There are so many Hopper portraits of lonely, isolated people unable to connect with themselves or anyone else, staring out windows or alone in a crowd at diners, it's hard to zone in on any one in particular (although for me, Nighthawks will always be the benchmark).
I'm not sure why I'm so drawn (SWIDT?) to these pictures, but I am.
Years ago the wife and I saw a Hopper exhibit at the Whitney in New York. It's one of the best exhibitions I've ever been to, and definitely my favorite (yes I look at other things besides comic book art).
Anyway, for some reason I was in a Hopper mood today, started going through his paintings and came across this one I'd forgotten about: Soir Bleu. Or as we say in English, Blue Night.
I don't know what to love about it first. The devastatingly sad and defeated clown (worked with him), as far from comical and funny as he could be. The far eastern lamps, swaying ever so slightly in the breeze. The eclectic cast of characters dining with and around the clown, including the man behind the post who looks suspiciously like Vincent Van Gogh.
Here is one of my favorite descriptions of what Hopper is trying to convey:
Soir Bleu is a vivid and monumental work painted in 1914, almost four years after Hopper's last sojourn in Paris. Its grand scale is an indication of how strong an impression Parisian life had made on the young Hopper.
At home in his New York studio, he created this melancholy allegory from reminiscences partly literary, partly art historical, and certainly personal. The artificiality of Soir Bleu is inevitable and intentional.
Hopper, as dramatist, has assembled a cast of characters and traditional types that play out timeless roles of courtship, solicitation, and tragic self-isolation. One of these characters is described in a preliminary drawing with a note, the shadowy isolated figure of the procurer seated alone at left. Hopper has also included a classically attired clown in white, a military officer in formal uniform, a bearded intellectual in a beret, perhaps an artist, and a well-dressed bourgeois couple. Standing beyond the balustrade, as though presiding over this mixed company, is a haughty beauty in gaudy maquillage, her painted face demanding attention in the brilliant glow of oriental lanterns in the cool blue night.
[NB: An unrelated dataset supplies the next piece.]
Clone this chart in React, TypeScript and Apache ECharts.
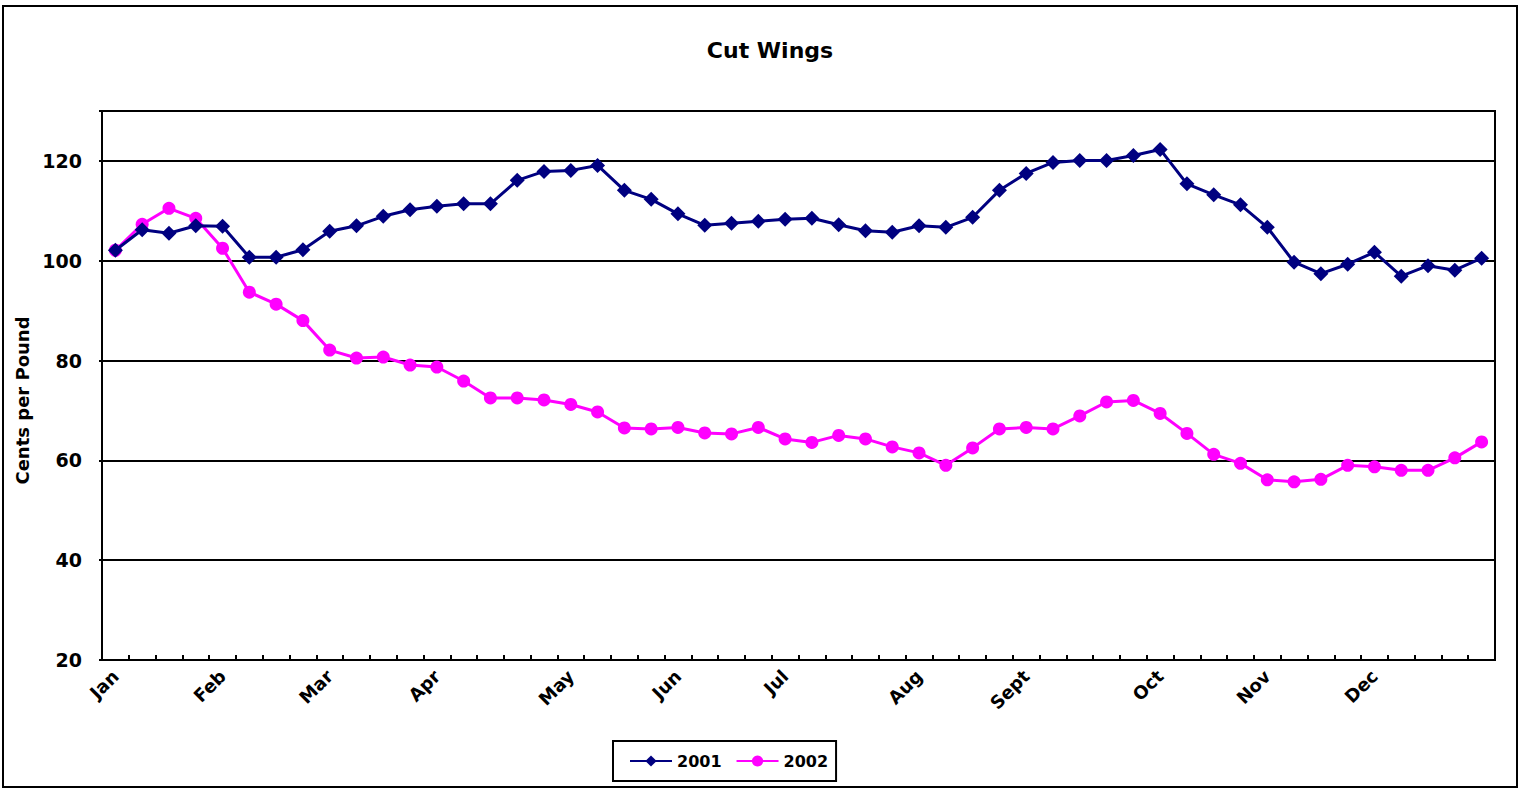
import React, { useEffect, useRef } from "react";
import * as echarts from "echarts";

const monthLabels = ["Jan", "Feb", "Mar", "Apr", "May", "Jun", "Jul", "Aug", "Sept", "Oct", "Nov", "Dec"];
const monthStartWeek = [0, 4, 8, 12, 17, 21, 25, 30, 34, 39, 43, 47];
const yTicks = [20, 40, 60, 80, 100, 120];

const series2001 = [
  102.1, 106.2, 105.5, 107.0, 106.9, 100.7, 100.7, 102.2, 105.9, 107.0,
  108.9, 110.2, 110.9, 111.4, 111.4, 116.1, 117.9, 118.1, 119.1, 114.1,
  112.3, 109.4, 107.1, 107.5, 107.9, 108.3, 108.5, 107.2, 106.0, 105.7,
  107.0, 106.7, 108.7, 114.1, 117.5, 119.7, 120.1, 120.1, 121.1, 122.3,
  115.4, 113.2, 111.2, 106.7, 99.7, 97.4, 99.3, 101.7, 96.9, 99.0,
  98.1, 100.5,
];

const series2002 = [
  102.1, 107.3, 110.5, 108.5, 102.5, 93.7, 91.3, 88.0, 82.1, 80.5,
  80.7, 79.1, 78.7, 75.9, 72.5, 72.5, 72.1, 71.2, 69.7, 66.5,
  66.3, 66.6, 65.5, 65.3, 66.6, 64.3, 63.6, 65.0, 64.3, 62.7,
  61.5, 59.0, 62.5, 66.3, 66.6, 66.3, 68.9, 71.7, 72.0, 69.4,
  65.4, 61.2, 59.4, 56.1, 55.7, 56.2, 59.0, 58.7, 58.0, 58.0,
  60.5, 63.7,
];

const weeks: string[] = series2001.map((_, i) => {
  const m = monthStartWeek.indexOf(i);
  return m >= 0 ? monthLabels[m] : "W" + (i + 1);
});

const FONT = "'DejaVu Sans', Arial, sans-serif";

export default function App() {
  const ref = useRef<HTMLDivElement>(null);
  useEffect(() => {
    if (!ref.current) return;
    const chart = echarts.init(ref.current, null, { renderer: "svg" });
    chart.setOption({
      animation: false,
      backgroundColor: "#ffffff",
      textStyle: { fontFamily: FONT },
      title: {
        text: "Cut Wings",
        left: 765,
        textAlign: "center",
        top: 34,
        textStyle: { fontFamily: FONT, fontWeight: "bold", fontSize: 22, color: "#000" },
      },
      graphic: [
        {
          type: "rect",
          shape: { x: 3, y: 6, width: 1514, height: 781 },
          style: { fill: "none", stroke: "#000", lineWidth: 2 },
          silent: true,
        },
      ],
      legend: {
        left: 613,
        top: 741,
        itemWidth: 42,
        itemHeight: 14,
        itemGap: 14,
        padding: [12, 8, 12, 16],
        borderColor: "#000",
        borderWidth: 2,
        textStyle: { fontFamily: FONT, fontWeight: "bold", fontSize: 16, color: "#000" },
        data: ["2001", "2002"],
      },
      grid: {
        left: 102,
        right: 30,
        top: 111,
        bottom: 131,
        show: true,
        borderColor: "#000",
        borderWidth: 2,
        backgroundColor: "#fff",
      },
      xAxis: {
        type: "category",
        data: weeks,
        boundaryGap: true,
        axisLine: { lineStyle: { color: "#000", width: 2 } },
        axisTick: { show: true, inside: true, length: 5, interval: 0, lineStyle: { color: "#000", width: 2 } },
        axisLabel: {
          interval: (idx: number) => monthStartWeek.indexOf(idx) >= 0,
          rotate: 45,
          margin: 13,
          fontFamily: FONT,
          fontWeight: "bold",
          fontSize: 18,
          color: "#000",
        },
        splitLine: { show: false },
      },
      yAxis: {
        type: "value",
        min: yTicks[0],
        max: 130,
        interval: 20,
        name: "Cents per Pound",
        nameLocation: "middle",
        nameGap: 60,
        nameTextStyle: { fontFamily: FONT, fontWeight: "bold", fontSize: 18, color: "#000", padding: [0, 30, 0, 0] },
        axisLine: { show: true, lineStyle: { color: "#000", width: 2 } },
        axisTick: { show: true, length: 3, lineStyle: { color: "#000", width: 2 } },
        axisLabel: {
          margin: 20,
          fontFamily: FONT,
          fontWeight: "bold",
          fontSize: 19,
          color: "#000",
          formatter: (v: number) => (yTicks.indexOf(v) >= 0 ? String(v) : ""),
        },
        splitLine: { show: true, lineStyle: { color: "#000", width: 2 } },
      },
      series: [
        {
          name: "2001",
          type: "line",
          data: series2001,
          symbol: "diamond",
          symbolSize: 15,
          itemStyle: { color: "#000080" },
          lineStyle: { color: "#000080", width: 3 },
          z: 3,
        },
        {
          name: "2002",
          type: "line",
          data: series2002,
          symbol: "circle",
          symbolSize: 13,
          itemStyle: { color: "#ff00ff" },
          lineStyle: { color: "#ff00ff", width: 3 },
          z: 2,
        },
      ],
    });
    return () => chart.dispose();
  }, []);
  return <div ref={ref} style={{ width: 1525, height: 791, position: "absolute", left: 0, top: 0 }} />;
}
In Soir Bleu, we witness Hopper's early attempt to create, rather than merely record, a sophisticated, anti-sentimental allegory of adult city life. Back in America many years later, he would stage the masterpiece Nighthawks (1942) with all the worldly reality he sought in Soir Bleu but was too young to make emotionally convincing. However, this major early painting gives a clear indication of Hopper's enormous ambition for his art.
Now I realize no one comes to this blog for a discussion about the meaning of art, its nuances or relevance to the current culture. In fact I'm not sure why anyone comes to this blog at all. My guess is it's a combination of typing errors and glitchy routers.
Nonetheless, occasionally I like to take a break from writing snarky posts, agency bashing and random rambling and appreciate the inspiring, creative genius of true masters like Hopper.
You might be concerned about the fact I'm attracted to paintings that leave me feeling melancholy, depressed and isolated. Don't be.
I work in advertising. I'm used to it.